W Stoczni Szczecińskiej Nowa dziś od rana trwa spotkanie komitetu protestacyjnego, na którym związkowcy mają zdecydować o dalszych krokach w związku z zapowiedzią negatywnej oceny programów restrukturyzacyjnych dla polskich stoczni.

Stoczniowcy będą zabiegać o spotkania z szefem rządu i ministrem skarbu, nie wykluczają też ewentualnych akcji protestacyjnych w obronie stoczni.

Wczoraj wieczorem unijna komisarz ds. konkurencji Neelie Kroes zapowiedziała, że zaproponuje Komisji Europejskiej podjęcie negatywnej decyzji ws. polskich stoczni.

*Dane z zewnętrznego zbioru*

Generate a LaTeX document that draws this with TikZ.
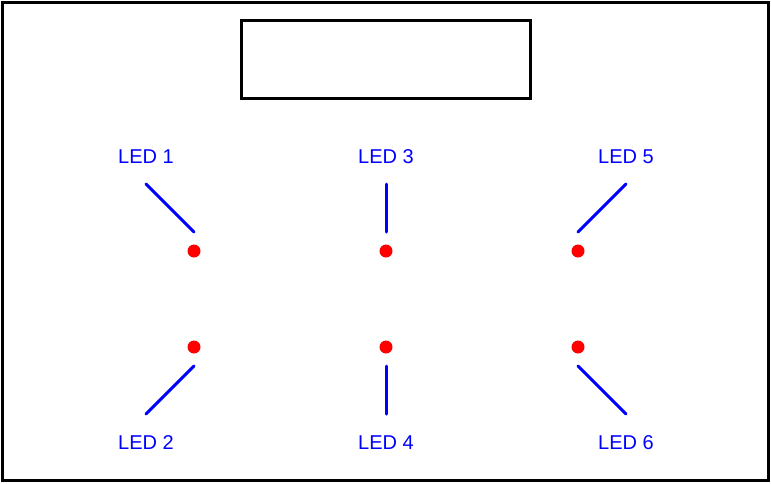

Jak poinformował dziś szef stoczniowej "Solidarności '80" Jacek Kantor, stoczniowcy spotkają się też z zarządem firmy, który ma się odnieść do decyzji komisarz Kroes i przedstawić własną ocenę sytuacji.

"Na pewno będziemy chcieli wystosować - już po raz kolejny - pismo do premiera z prośbą o spotkanie. Na pewno też skontaktujemy się z ministrem Gradem, by ocenił obecną sytuację i przedstawił plany ministerstwa na wypadek tego najgorszego. Chcemy wiedzieć, co ministerstwo zamierza teraz zrobić" - powiedział w przerwie spotkania Kantor.

Dodał, że po zakończeniu spotkania z zarządem SSN, komitet protestacyjny podejmie ostateczne decyzje, w tym także dotyczącą ewentualnego protestu.

Stoczniom grozi bankructwo

12 września resort skarbu przesłał KE plany restrukturyzacji polskich stoczni. ISD Polska (właściciel stoczni Gdańsk) proponuje połączenie zakładów w Gdańsku i Gdyni. Konsorcjum z Pomorza Mostostal Chojnice chce kupić stocznię Szczecin.

Jeśli Bruksela ich nie zaakceptuje, zakłady będą musiały zwrócić pomoc publiczną, którą otrzymały po przystąpieniu Polski do Unii Europejskiej, a to może oznaczać ich bankructwo.

"Z odrobiną dobrej woli jest możliwe podjęcie pozytywnej decyzji w sprawie stoczni. Nie widziałem dobrej woli po stronie pani komisarz" - powiedział natomiast minister skarbu Aleksander Grad po rozmowie z unijną komisarz ds. konkurencji Neelie Kroes.